— Your instructions —
Find the lines of data that contain the string "Write", then list them.

====================

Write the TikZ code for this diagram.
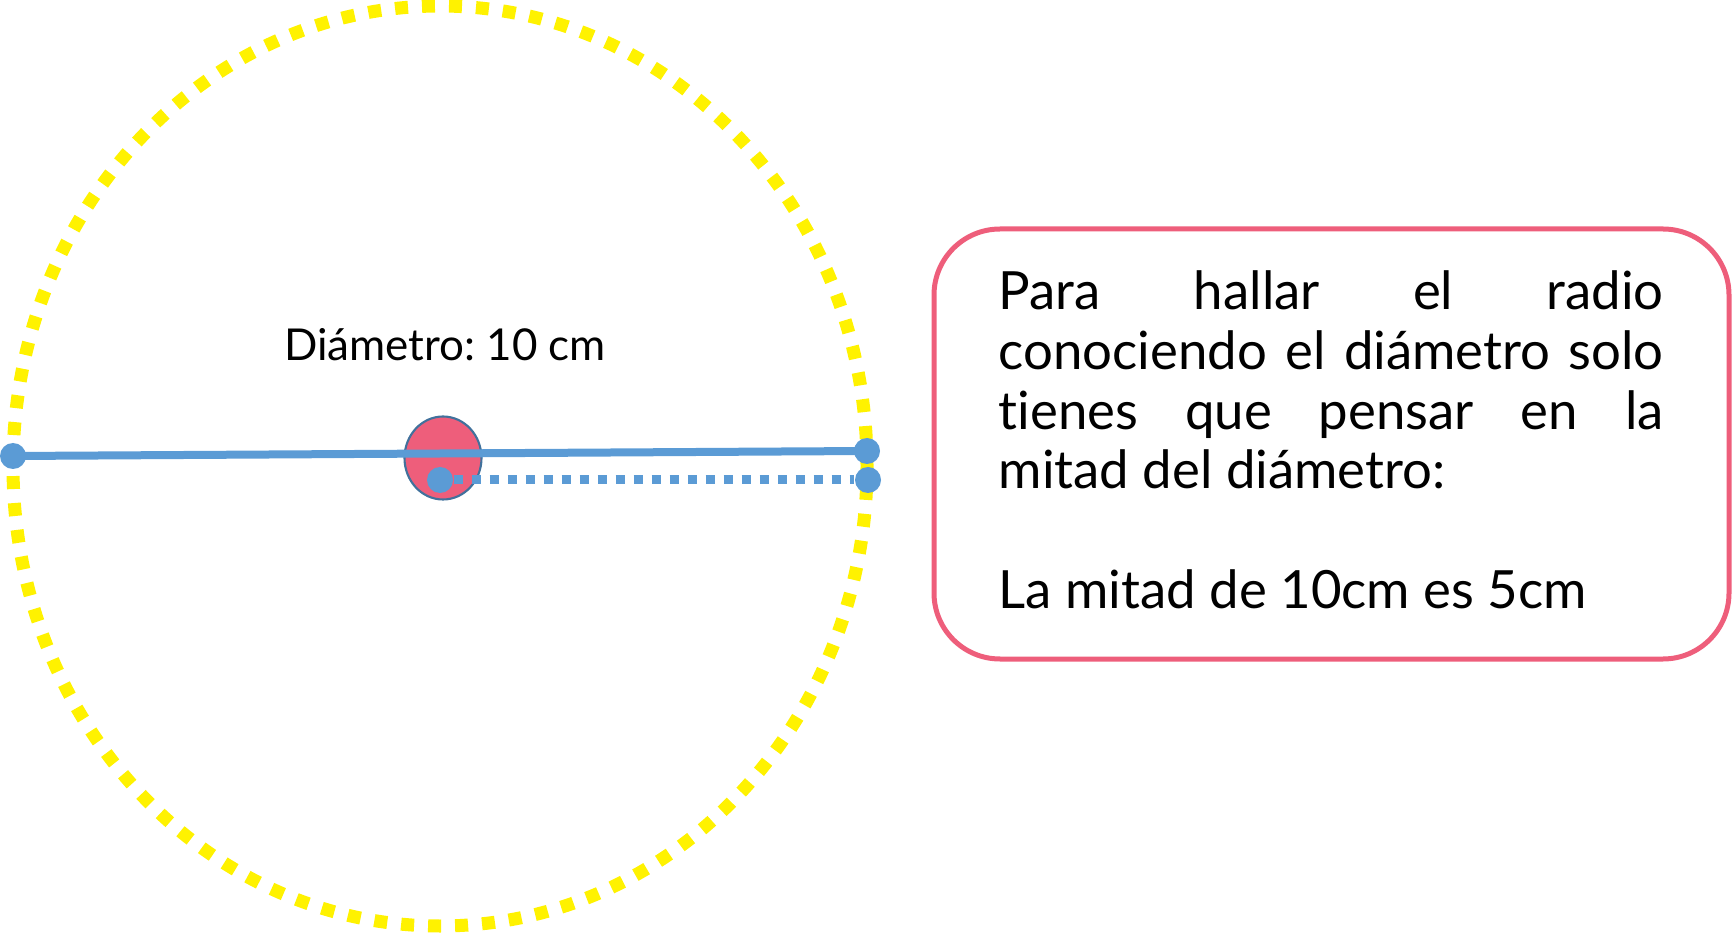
\documentclass[tikz,border=0pt]{standalone}
\usepackage{fontspec}
\setmainfont{Lato}[Ligatures=NoCommon]
\frenchspacing
\usetikzlibrary{positioning}
\definecolor{dotblue}{HTML}{5B9BD5}
\definecolor{rosa}{HTML}{EE5E7B}
\definecolor{rimblue}{HTML}{41719C}
\tikzset{
    bluedot/.style = {circle, fill=dotblue, inner sep=0pt, minimum size=0.26cm},
    ring/.style = {draw=yellow, line width=0.13cm, dash pattern=on 0.13cm off 0.14cm},
    diamline/.style = {draw=dotblue, line width=0.08cm},
    radline/.style = {draw=dotblue, line width=0.09cm, dash pattern=on 0.09cm off 0.09cm},
    notebox/.style = {rectangle, rounded corners=0.66cm, draw=rosa, line width=0.05cm},
    notetext/.style = {anchor=north west, inner sep=0pt, text width=6.65cm, align=justify,
        font=\fontsize{15}{17}\selectfont}
}

\begin{document}
\begin{tikzpicture}
  \useasboundingbox (0,0) rectangle (17.32,9.32);
  \draw[ring] (4.40,4.66) ellipse [x radius=4.27cm, y radius=4.60cm];
  \fill[rosa, draw=rimblue, line width=0.6pt] (4.43,4.74) ellipse [x radius=0.385cm, y radius=0.415cm];

  \node[bluedot] (a) at (0.13,4.76) {};
  \node[bluedot] (b) at (8.67,4.81) {};
  \node[bluedot] (o) at (4.40,4.52) {};
  \node[bluedot] (r) at (8.68,4.52) {};
  \draw[diamline] (a.center) -- (b.center);
  \draw[radline] (o.east) -- (r.west);

  \node[font=\fontsize{12.5}{15}\selectfont] (lbl) at (4.45,5.87) {Diámetro: 10 cm};

  \node[notebox, minimum width=7.95cm, minimum height=4.30cm] (box) at (13.315,4.88) {};
  \node[notetext] (txt) at (9.98,6.62) {Para hallar el radio\linebreak conociendo el diámetro solo\linebreak tienes que pensar en la\linebreak mitad del diámetro:\\ \mbox{}\\ La mitad de 10cm es 5cm};
\end{tikzpicture}
\end{document}
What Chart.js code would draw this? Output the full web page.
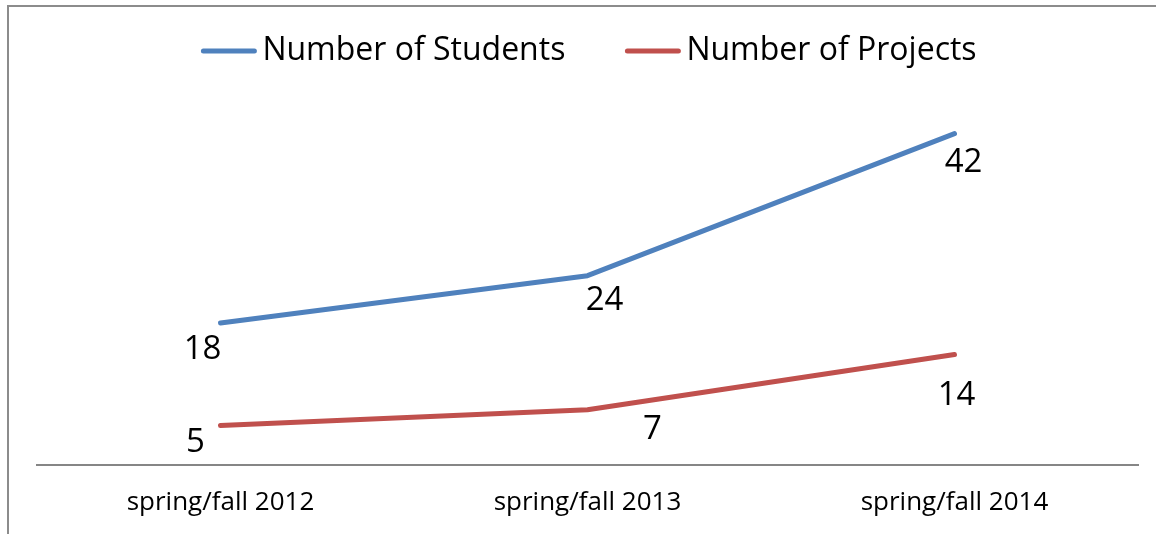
<!DOCTYPE html>
<html>
<head>
<meta charset="utf-8">
<script src="https://cdn.jsdelivr.net/npm/chart.js@4/dist/chart.umd.min.js"></script>
<style>
  html, body { margin: 0; padding: 0; background: #fff; }
  #wrap { position: relative; width: 1156px; height: 534px; }
  #frame { position: absolute; left: 7px; top: 5px; width: 1160px; height: 540px; border: 2px solid #8c8c8c; box-sizing: border-box; }
  canvas { position: absolute; left: 0; top: 0; }
</style>
</head>
<body>
<div id="wrap">
  <div id="frame"></div>
  <canvas id="line-chart" width="1156" height="534"></canvas>
</div>
<script>
const categories = ['spring/fall 2012', 'spring/fall 2013', 'spring/fall 2014'];
const students = [18, 24, 42];
const projects = [5, 7, 14];
const seriesNames = ['Number of Students', 'Number of Projects'];

const blue = '#4f81bd';
const red = '#c0504d';
const font = '"Open Sans", "Noto Sans", sans-serif';

// where each value label sits relative to its point (Excel put them by hand)
const labelOffsets = [
  [[-18, 27], [17, 25], [9, 29]],
  [[-25, 17], [65, 20], [2, 41]]
];

// legend drawn by hand so the line marker sits close to the text
const legendPlugin = {
  id: 'excelLegend',
  afterDraw(chart) {
    const ctx = chart.ctx;
    ctx.save();
    ctx.font = '32px ' + font;
    ctx.textBaseline = 'middle';
    const marker = 55, gap = 6, itemGap = 60;
    const widths = chart.data.datasets.map(ds => marker + gap + ctx.measureText(ds.label).width);
    const total = widths.reduce((a, b) => a + b, 0) + itemGap * (widths.length - 1);
    let x = (chart.width - total) / 2 + 11;
    const y = 51;
    chart.data.datasets.forEach((ds, i) => {
      ctx.strokeStyle = ds.borderColor;
      ctx.lineWidth = 5;
      ctx.lineCap = 'round';
      ctx.beginPath();
      ctx.moveTo(x + 2, y);
      ctx.lineTo(x + marker - 2, y);
      ctx.stroke();
      ctx.fillStyle = '#000';
      ctx.fillText(ds.label, x + marker + gap, y);
      x += widths[i] + itemGap;
    });
    ctx.restore();
  }
};

const valueLabels = {
  id: 'valueLabels',
  afterDatasetsDraw(chart) {
    const ctx = chart.ctx;
    ctx.save();
    ctx.font = '33px ' + font;
    ctx.fillStyle = '#000';
    ctx.textAlign = 'center';
    ctx.textBaseline = 'middle';
    chart.data.datasets.forEach((ds, i) => {
      chart.getDatasetMeta(i).data.forEach((pt, j) => {
        const off = labelOffsets[i][j];
        ctx.fillText(String(ds.data[j]), pt.x + off[0], pt.y + off[1]);
      });
    });
    ctx.restore();
  }
};

const ctx = document.getElementById('line-chart').getContext('2d');
const lineChart = new Chart(ctx, {
  type: 'line',
  data: {
    labels: categories,
    datasets: [
      { label: seriesNames[0], data: students, borderColor: blue, backgroundColor: blue, borderWidth: 5, pointRadius: 0, tension: 0, borderCapStyle: 'round', borderJoinStyle: 'round' },
      { label: seriesNames[1], data: projects, borderColor: red, backgroundColor: red, borderWidth: 5, pointRadius: 0, tension: 0, borderCapStyle: 'round', borderJoinStyle: 'round' }
    ]
  },
  options: {
    responsive: false,
    animation: false,
    layout: { padding: { left: 37, right: 18, top: 110, bottom: 0 } },
    plugins: { legend: { display: false }, tooltip: { enabled: false } },
    scales: {
      x: {
        offset: true,
        grid: { display: false, drawTicks: false },
        border: { display: true, color: '#868686', width: 2 },
        ticks: { color: '#000', font: { family: font, size: 26 }, padding: 22, maxRotation: 0 },
        afterFit(scale) { scale.height = 69; }
      },
      y: {
        display: false,
        min: 0,
        max: 45
      }
    }
  },
  plugins: [legendPlugin, valueLabels]
});
</script>
</body>
</html>
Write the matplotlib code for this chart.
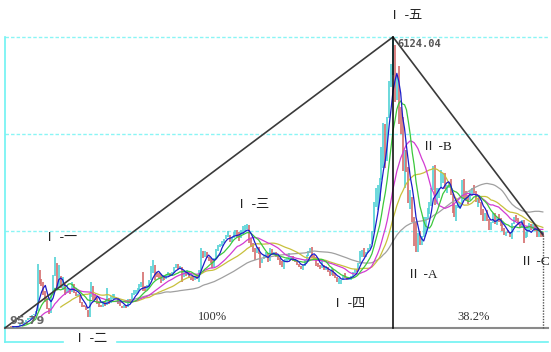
import numpy as np
import pandas as pd
import matplotlib
matplotlib.use("Agg")
import matplotlib.pyplot as plt

plt.rcParams['font.family'] = ['Noto Sans CJK SC', 'DejaVu Sans']

# ---------- monthly data, Dec 1990 .. Apr 2014 ----------
first_open = 96.05
close = [127.61,
    129.97, 133.0, 120.2, 113.9, 114.8, 137.6, 145.6, 180.9, 180.2, 218.6, 259.6, 292.8,
    313, 364, 383, 445, 1266, 1068, 1028, 820, 708, 500, 400, 780,
    1180, 1430, 940, 1160, 940, 1008, 860, 875, 880, 860, 1000, 834,
    770, 780, 630, 560, 550, 470, 333, 750, 950, 720, 700, 648,
    560, 550, 650, 580, 700, 630, 700, 720, 730, 715, 620, 555,
    537, 545, 530, 665, 640, 800, 840, 850, 900, 970, 980, 917,
    915, 935, 1080, 1340, 1380, 1250, 1200, 1180, 1100, 1150, 1130, 1194,
    1220, 1205, 1240, 1340, 1410, 1340, 1350, 1150, 1230, 1215, 1250, 1147,
    1135, 1090, 1160, 1130, 1280, 1690, 1600, 1650, 1560, 1530, 1500, 1367,
    1535, 1715, 1800, 1835, 1895, 1930, 2020, 2020, 1910, 1960, 2070, 2073,
    2065, 1960, 2110, 2120, 2215, 2218, 1920, 1830, 1720, 1690, 1750, 1645,
    1490, 1525, 1600, 1650, 1510, 1730, 1650, 1655, 1580, 1525, 1470, 1357,
    1500, 1510, 1510, 1520, 1577, 1487, 1476, 1421, 1367, 1348, 1397, 1497,
    1590, 1675, 1742, 1595, 1555, 1400, 1386, 1342, 1396, 1320, 1340, 1266,
    1191, 1306, 1181, 1159, 1060, 1080, 1083, 1162, 1155, 1092, 1099, 1161,
    1258, 1299, 1298, 1440, 1641, 1672, 1612, 1658, 1752, 1837, 2099, 2675,
    2786, 2881, 3183, 3841, 4109, 3820, 4471, 5218, 5552, 5954, 4871, 5262,
    4383, 4348, 3472, 3693, 3433, 2736, 2775, 2397, 2293, 1729, 1871, 1821,
    1991, 2082, 2374, 2477, 2633, 2959, 3412, 2667, 2779, 2996, 3195, 3277,
    2989, 3052, 3110, 2871, 2592, 2398, 2638, 2639, 2656, 2979, 2820, 2808,
    2790, 2905, 2928, 2911, 2743, 2762, 2701, 2567, 2359, 2468, 2333, 2199,
    2292, 2428, 2262, 2396, 2373, 2225, 2103, 2047, 2086, 2069, 1980, 2269,
    2385, 2365, 2237, 2177, 2301, 1979, 1994, 2098, 2175, 2141, 2220, 2116,
    2033, 2056, 2033, 2026]
high = [127.61,
    135, 135, 134, 121, 115, 138, 146, 181, 192, 219, 260, 293,
    313, 364, 383, 445, 1429, 1300, 1120, 1050, 860, 720, 520, 800,
    1200, 1558, 1440, 1392, 1170, 1150, 1010, 930, 930, 900, 1040, 1010,
    840, 800, 780, 640, 580, 560, 470, 800, 1052, 960, 790, 720,
    650, 580, 660, 660, 926, 720, 760, 800, 790, 740, 720, 640,
    560, 580, 570, 690, 700, 820, 890, 880, 920, 1000, 1050, 1258,
    960, 980, 1090, 1380, 1510, 1400, 1260, 1230, 1220, 1190, 1170, 1200,
    1250, 1230, 1250, 1350, 1420, 1422, 1390, 1350, 1260, 1260, 1300, 1260,
    1160, 1150, 1180, 1190, 1290, 1756, 1700, 1690, 1680, 1570, 1540, 1500,
    1540, 1730, 1810, 1840, 1900, 1940, 2030, 2115, 2030, 1990, 2080, 2125,
    2130, 2080, 2120, 2200, 2230, 2245, 2230, 1960, 1850, 1760, 1780, 1780,
    1650, 1530, 1610, 1680, 1655, 1748, 1730, 1680, 1670, 1590, 1540, 1480,
    1510, 1530, 1540, 1649, 1590, 1580, 1520, 1480, 1430, 1380, 1410, 1500,
    1600, 1700, 1760, 1783, 1600, 1560, 1440, 1400, 1510, 1400, 1390, 1360,
    1270, 1330, 1310, 1240, 1160, 1140, 1100, 1170, 1230, 1160, 1110, 1180,
    1260, 1320, 1310, 1445, 1700, 1720, 1760, 1660, 1760, 1840, 2100, 2700,
    2994, 3049, 3205, 3841, 4335, 4312, 4471, 5220, 5560, 6124.04, 5955, 5330,
    5522, 4673, 4472, 3786, 3786, 3433, 2952, 2800, 2333, 2300, 2070, 2100,
    2000, 2402, 2403, 2580, 2700, 2989, 3454, 3478, 3000, 3000, 3361, 3300,
    3307, 3060, 3130, 3181, 2870, 2660, 2650, 2700, 2680, 3160, 3186, 2940,
    2855, 2930, 2990, 3067, 2940, 2780, 2830, 2690, 2570, 2480, 2536, 2350,
    2300, 2478, 2476, 2400, 2453, 2370, 2240, 2175, 2090, 2120, 2080, 2275,
    2390, 2444, 2380, 2260, 2335, 2330, 2090, 2210, 2270, 2240, 2240, 2230,
    2120, 2110, 2080, 2080]
low = [95.79,
    127, 129, 120, 113, 105, 114, 137, 145, 175, 180, 218, 259,
    292, 312, 360, 383, 445, 1000, 960, 780, 640, 480, 386, 400,
    780, 1170, 920, 930, 920, 880, 780, 820, 830, 800, 850, 830,
    750, 760, 620, 540, 530, 460, 326, 330, 730, 680, 670, 600,
    540, 525, 540, 560, 570, 600, 610, 690, 700, 700, 600, 550,
    512, 520, 520, 530, 620, 630, 780, 810, 830, 880, 950, 855,
    870, 880, 920, 1080, 1230, 1100, 1150, 1140, 1030, 1070, 1100, 1110,
    1170, 1180, 1180, 1230, 1330, 1320, 1310, 1043, 1150, 1170, 1200, 1140,
    1100, 1065, 1080, 1120, 1050, 1270, 1550, 1560, 1550, 1490, 1450, 1340,
    1360, 1530, 1690, 1770, 1800, 1850, 1930, 1990, 1870, 1880, 1950, 2010,
    1980, 1890, 1950, 2040, 2110, 2150, 1850, 1780, 1680, 1514, 1640, 1630,
    1339, 1440, 1520, 1570, 1460, 1490, 1620, 1600, 1560, 1510, 1400, 1350,
    1311, 1480, 1480, 1500, 1500, 1480, 1460, 1400, 1350, 1310, 1307, 1380,
    1490, 1590, 1650, 1540, 1500, 1390, 1350, 1310, 1330, 1300, 1300, 1259,
    1176, 1190, 1170, 1130, 1050, 998, 1000, 1080, 1130, 1080, 1080, 1100,
    1160, 1240, 1250, 1290, 1420, 1560, 1560, 1560, 1650, 1740, 1830, 2090,
    2604, 2541, 2720, 3170, 3400, 3404, 3563, 4450, 5080, 5330, 4778, 4813,
    4330, 4123, 3357, 2990, 3333, 2693, 2566, 2284, 1802, 1664, 1678, 1814,
    1844, 2037, 2037, 2350, 2460, 2650, 2950, 2639, 2712, 2800, 2990, 3100,
    2981, 2890, 3000, 2860, 2481, 2390, 2319, 2580, 2570, 2660, 2774, 2720,
    2660, 2750, 2860, 2900, 2700, 2610, 2690, 2440, 2307, 2307, 2320, 2134,
    2132, 2280, 2242, 2220, 2300, 2210, 2100, 2030, 1999, 2060, 1980, 1949,
    2260, 2320, 2230, 2160, 2180, 1849, 1960, 1990, 2090, 2120, 2140, 2110,
    1990, 1985, 1974, 1990]

ma_windows = [5, 10, 20, 30, 60]
ma_colors = ['#1c1cc8', '#3cc83c', '#d23cd2', '#c8c03c', '#a0a0a0']

wave_labels = ['Ⅰ -一', 'Ⅰ -二', 'Ⅰ -三', 'Ⅰ -四', 'Ⅰ -五', 'Ⅱ -A', 'Ⅱ -B', 'Ⅱ -C']
low_text = '95.79'
peak_text = '6124.04'
ratio_texts = ['100%', '38.2%']

df = pd.DataFrame({'close': close, 'high': high, 'low': low})
df['open'] = df['close'].shift(1).fillna(first_open)
idx = np.arange(len(df))
peak_i = int(df['high'].idxmax())
low_i = int(df['low'].idxmin())
last_i = len(df) - 1
p_low = df['low'].min()
p_peak = df['high'].max()

# ---------- pixel layout ----------
W, H = 551, 352
x0, x_peak_px = 5, 393
y_low_px, y_peak_px = 328, 37
kx = (x_peak_px - x0) / (peak_i - low_i)
ky = (y_low_px - y_peak_px) / (p_peak - p_low)

def px_x(px):
    return (px - x0) / kx

def px_y(py):
    return p_low + (y_low_px - py) / ky

fig = plt.figure(figsize=(W / 100, H / 100), dpi=100)
ax = fig.add_axes([0, 0, 1, 1])
ax.set_xlim(px_x(0), px_x(W))
ax.set_ylim(px_y(H), px_y(0))
ax.axis('off')

# grid + frame
grid_levels = [p_low + (p_peak - p_low) * f for f in (1 / 3, 2 / 3, 1.0)]
for g in grid_levels:
    ax.plot([px_x(5), px_x(548)], [g, g], color='#8af5f5', lw=1,
            ls=(0, (2.5, 1.5)), zorder=1)
ax.plot([px_x(5), px_x(5)], [px_y(37), px_y(342)], color='#6ef2f2', lw=1.2, zorder=1)
ax.plot([px_x(5), px_x(63)], [px_y(342), px_y(342)], color='#6ef2f2', lw=1.2, zorder=1)
ax.plot([px_x(117), px_x(548)], [px_y(342), px_y(342)], color='#6ef2f2', lw=1.2, zorder=1)
ax.plot([px_x(5), px_x(548)], [p_low, p_low], color='#8a8a8a', lw=1.5, zorder=1)

# candles (thin bars)
up = df['close'] >= df['open']
bar_lo = np.minimum(df['low'], np.minimum(df['open'], df['close']))
bar_hi = np.maximum(df['high'], np.maximum(df['open'], df['close']))
ax.vlines(idx[up], bar_lo[up], bar_hi[up], color='#52d2d6', lw=1.2, zorder=2)
ax.vlines(idx[~up], bar_lo[~up], bar_hi[~up], color='#d46c6c', lw=1.2, zorder=2)

# moving averages
for w, c in zip(ma_windows[::-1], ma_colors[::-1]):
    ma = df['close'].rolling(w).mean()
    ax.plot(idx, ma, color=c, lw=0.9, zorder=3)

# wave lines
ax.plot([low_i, peak_i, last_i], [p_low, p_peak, df['close'].iloc[-1]],
        color='#3a3a3a', lw=1.2, zorder=4)
ax.plot([peak_i, peak_i], [p_peak, p_low], color='black', lw=1.1, zorder=4)
ax.plot([last_i, last_i], [df['close'].iloc[-1], p_low], color='#555555',
        lw=1.0, ls=(0, (1, 1)), zorder=4)

# labels
lab_pos = [(60, 238), (90, 339), (252, 205), (348, 304), (405, 16),
           (422, 275), (437, 147)]
serif = ['Liberation Serif', 'Noto Sans CJK SC']
for t, (px, py) in zip(wave_labels[:-1], lab_pos):
    ax.text(px_x(px), px_y(py), t, ha='center', va='center', fontsize=9.5,
            family=serif, color='#222222', zorder=5)
ax.text(px_x(550), px_y(262), wave_labels[-1], ha='right', va='center',
        fontsize=9.5, family=serif, color='#222222', zorder=5)
ax.text(px_x(212), px_y(317), ratio_texts[0], ha='center', va='center',
        fontsize=9, family=serif, color='#333333')
ax.text(px_x(474), px_y(317), ratio_texts[1], ha='center', va='center',
        fontsize=9, family=serif, color='#333333')
ax.text(px_x(397), px_y(44), peak_text, ha='left', va='center', fontsize=7.5,
        family='DejaVu Sans Mono', fontweight='bold', color='#555555', zorder=5)
ax.text(px_x(9), px_y(321), low_text, ha='left', va='center', fontsize=8,
        family='DejaVu Sans', fontweight='bold', color='#666666', zorder=5)

fig.savefig('out.png', dpi=100, facecolor='white')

====================

— Result of this exercise —
Write the TikZ code for this diagram.
Write the matplotlib code for this chart.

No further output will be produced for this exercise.